Now, what's interesting about this is that investors, even though it seems challenging and it's going to challenge companies like General Motors as well... the market really didn't react very negatively to it. Stock has been down about 4% since last Friday. And because Apple is doing so well in so many different areas, as we know right now, the reports are challenging. Seventy-five thousand cases as of this week. Twenty-three hundred deaths. There's still a 3% mortality rate. So there may be greater repercussions. And that's going to impact not just Apple, but a lot of other companies. Wait-and-see situation.

Reported by Maya Trabulsi

Q: OK, let's talk about another major brand. Pier 1 imports closing their stores in San Diego. Tell us about that?

A: Yeah, Pier 1 declared bankruptcy this week. This is part of this whole retail apocalypse that we've been discussing numerous times. But they're going to close 450 out of 500 stores, 90% of their stores nationwide. They've been closing stores for the last couple of years, almost 400 of them.
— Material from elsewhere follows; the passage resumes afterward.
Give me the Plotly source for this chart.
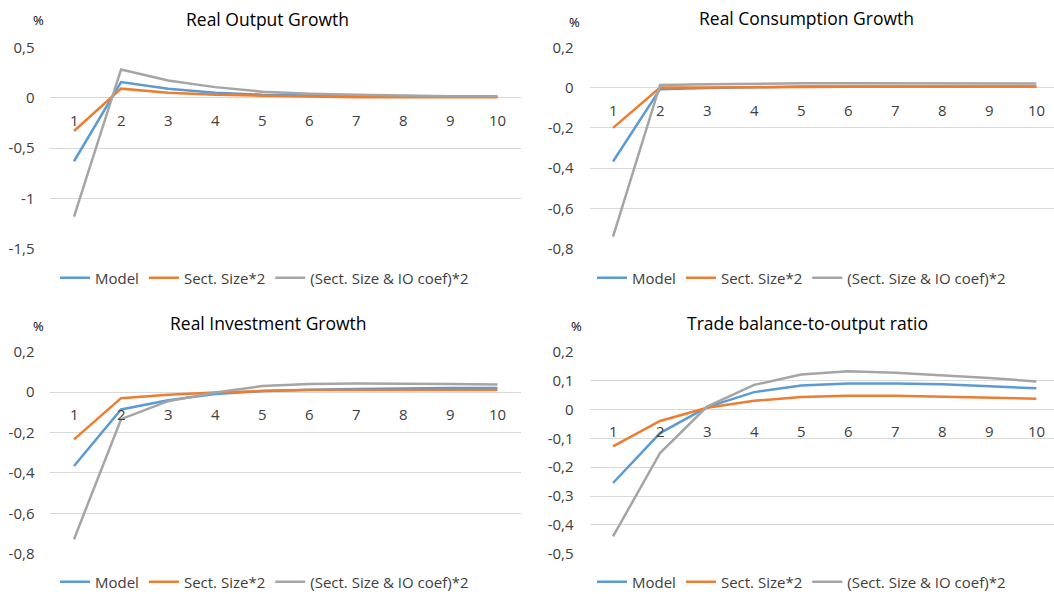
import plotly.graph_objects as go

# ---------------- data ----------------
periods = [1, 2, 3, 4, 5, 6, 7, 8, 9, 10]
period_labels = ["1", "2", "3", "4", "5", "6", "7", "8", "9", "10"]
series_names = ["Model", "Sect. Size*2", "(Sect. Size & IO coef)*2"]
series_colors = ["#5B9BD5", "#ED7D31", "#A5A5A5"]

titles = ["Real Output Growth", "Real Consumption Growth",
          "Real Investment Growth", "Trade balance-to-output ratio"]

output_model = [-0.63, 0.155, 0.09, 0.05, 0.03, 0.02, 0.015, 0.01, 0.01, 0.01]
output_sect = [-0.33, 0.09, 0.05, 0.03, 0.02, 0.01, 0.005, 0.005, 0.005, 0.005]
output_io = [-1.18, 0.28, 0.17, 0.105, 0.06, 0.04, 0.03, 0.02, 0.015, 0.015]

cons_model = [-0.367, -0.008, -0.002, 0.003, 0.005, 0.005, 0.005, 0.005, 0.005, 0.005]
cons_sect = [-0.2, 0.0, 0.0, 0.002, 0.003, 0.004, 0.004, 0.005, 0.005, 0.005]
cons_io = [-0.74, 0.013, 0.017, 0.02, 0.021, 0.022, 0.022, 0.022, 0.021, 0.02]

inv_model = [-0.366, -0.086, -0.04, -0.01, 0.005, 0.012, 0.015, 0.018, 0.02, 0.02]
inv_sect = [-0.234, -0.03, -0.013, -0.002, 0.005, 0.01, 0.01, 0.01, 0.01, 0.01]
inv_io = [-0.728, -0.134, -0.045, -0.002, 0.03, 0.04, 0.043, 0.043, 0.04, 0.038]

tb_model = [-0.255, -0.082, 0.008, 0.06, 0.083, 0.09, 0.09, 0.087, 0.08, 0.073]
tb_sect = [-0.128, -0.04, 0.006, 0.03, 0.043, 0.047, 0.047, 0.044, 0.042, 0.037]
tb_io = [-0.44, -0.151, 0.01, 0.085, 0.121, 0.132, 0.127, 0.119, 0.109, 0.097]

panel_series = [
    [output_model, output_sect, output_io],
    [cons_model, cons_sect, cons_io],
    [inv_model, inv_sect, inv_io],
    [tb_model, tb_sect, tb_io],
]

ytick_vals = [
    [-1.5, -1.0, -0.5, 0.0, 0.5],
    [-0.8, -0.6, -0.4, -0.2, 0.0, 0.2],
    [-0.8, -0.6, -0.4, -0.2, 0.0, 0.2],
    [-0.5, -0.4, -0.3, -0.2, -0.1, 0.0, 0.1, 0.2],
]
ytick_text = [
    ["-1,5", "-1", "-0,5", "0", "0,5"],
    ["-0,8", "-0,6", "-0,4", "-0,2", "0", "0,2"],
    ["-0,8", "-0,6", "-0,4", "-0,2", "0", "0,2"],
    ["-0,5", "-0,4", "-0,3", "-0,2", "-0,1", "0", "0,1", "0,2"],
]

# ---------------- layout ----------------
FONT = "Open Sans"
W, H = 1054, 594

x_domains = [[0.0479, 0.4943], [0.5593, 1.0], [0.0479, 0.4943], [0.5593, 1.0]]
y_domains = [[0.5808, 0.9204], [0.5813, 0.9204], [0.0678, 0.4079], [0.0678, 0.4079]]
x_ranges = [[0.5, 10.5], [0.5, 10.375], [0.5, 10.5], [0.5, 10.375]]
title_pos = [(267, 19), (806, 18), (268, 323), (807, 323)]
pct_pos = [(38, 20), (574, 22), (38, 326), (576, 326)]
legend_pos = [(55, 278), (592, 278), (55, 582), (592, 582)]

fig = go.Figure()
annotations = []

for p in range(4):
    sfx = "" if p == 0 else str(p + 1)
    legend_id = "legend" if p == 0 else "legend" + str(p + 1)
    for s in range(3):
        fig.add_trace(go.Scatter(
            x=periods, y=panel_series[p][s], mode="lines", name=series_names[s],
            line=dict(color=series_colors[s], width=2.5),
            xaxis="x" + sfx, yaxis="y" + sfx, legend=legend_id,
            hoverinfo="skip",
        ))
    yr = [ytick_vals[p][0], ytick_vals[p][-1]]
    fig.layout["xaxis" + sfx] = dict(
        domain=x_domains[p], range=x_ranges[p], anchor="y" + sfx,
        showgrid=False, zeroline=False, showline=False, showticklabels=False,
        fixedrange=True, automargin=False,
    )
    fig.layout["yaxis" + sfx] = dict(
        domain=y_domains[p], range=yr, anchor="x" + sfx,
        tickvals=ytick_vals[p], ticktext=ytick_text[p],
        showgrid=True, gridcolor="#D9D9D9", gridwidth=1,
        zeroline=False, showline=False,
        ticks="outside", ticklen=12, tickcolor="rgba(0,0,0,0)",
        tickfont=dict(family=FONT, size=15, color="#404040"),
        fixedrange=True, automargin=False,
    )
    # category labels sitting just under the zero line
    for xv, lab in zip(periods, period_labels):
        annotations.append(dict(
            x=xv, y=0, xref="x" + sfx, yref="y" + sfx, text=lab,
            showarrow=False, yanchor="middle", xanchor="center", yshift=-22,
            font=dict(family=FONT, size=15, color="#404040"),
        ))
    tx, ty = title_pos[p]
    annotations.append(dict(
        x=tx / W, y=1 - ty / H, xref="paper", yref="paper", text=titles[p],
        showarrow=False, xanchor="center", yanchor="middle",
        font=dict(family=FONT, size=17.5, color="#000000"),
    ))
    px_, py_ = pct_pos[p]
    annotations.append(dict(
        x=px_ / W, y=1 - py_ / H, xref="paper", yref="paper", text="%",
        showarrow=False, xanchor="center", yanchor="middle",
        font=dict(family=FONT, size=13, color="#000000"),
    ))
    lx, ly = legend_pos[p]
    fig.layout[legend_id] = dict(
        orientation="h", x=lx / W, y=1 - ly / H, xanchor="left", yanchor="middle",
        font=dict(family=FONT, size=15, color="#404040"),
        bgcolor="rgba(0,0,0,0)", borderwidth=0, tracegroupgap=0,
    )

fig.update_layout(
    template="none",
    width=W, height=H,
    margin=dict(l=0, r=0, t=0, b=0, pad=0, autoexpand=False),
    paper_bgcolor="white", plot_bgcolor="white",
    showlegend=True,
    annotations=annotations,
    font=dict(family=FONT),
)

fig.write_html(
    "out.html",
    config={"displayModeBar": False},
    post_script="document.body.style.margin='0';document.body.style.overflow='hidden';",
)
You know, Pier 1 is one of those interesting companies. They're very unique in the home goods area. They have this kind of exotic furniture, rattan furniture that's inspired by designs in Southeast Asian India. But what they found over the last few years, even though they've remodeled stores, they've done interesting marketing campaigns, is that both the online retailers like Wayfair and Amazon and even traditional retailers like Wal-Mart and Target have really improved their selection of home goods. So their reason for being has been very compromised. In San Diego, they're going to close four of 11 stores, so seven stores will still remain open. So Southern California is actually a fairly good market for Pier One.

But the scary thing about this whole retail apocalypse is that since the beginning of the year, over a thousand stores have closed down last year. Ninety-three hundred closed down. That's at a rate of about 750,800 a month. We're already well ahead of that. It's going to be a challenge in 2020.

Q: And some interesting and some exciting news for some coming out of one of the top universities in California, USC, which is actually where you went to school. Tell us about this new rule?

A: Well, you know, USC has done something that's very important. They've eliminated tuition requirements for families earning $80,000 or less. So they're targeting really that low- and middle-income students that really would love the opportunity to attend USC. And it just removes the financial obligation from them. USC tuition is...very high - $57,000 a year. And if you want to just go for room and board, you're pushing $80,000. Not a lot of families can afford that, especially low- and middle-income families.

The other thing that USC has done, which Stanford did earlier this year, is that they've eliminated home equity as part of the financial aid calculation. So this really impacts a lot of families. But one interesting thing is these schools, they have very large endowments. You know Harvard's is over $40 billion. Stanford's is close to $28 billion. And USC is $6 billion. If you just got a 5% percent return on USC's endowment of $6 billion, you can give free tuition to every incoming freshman for the fall 2020 year.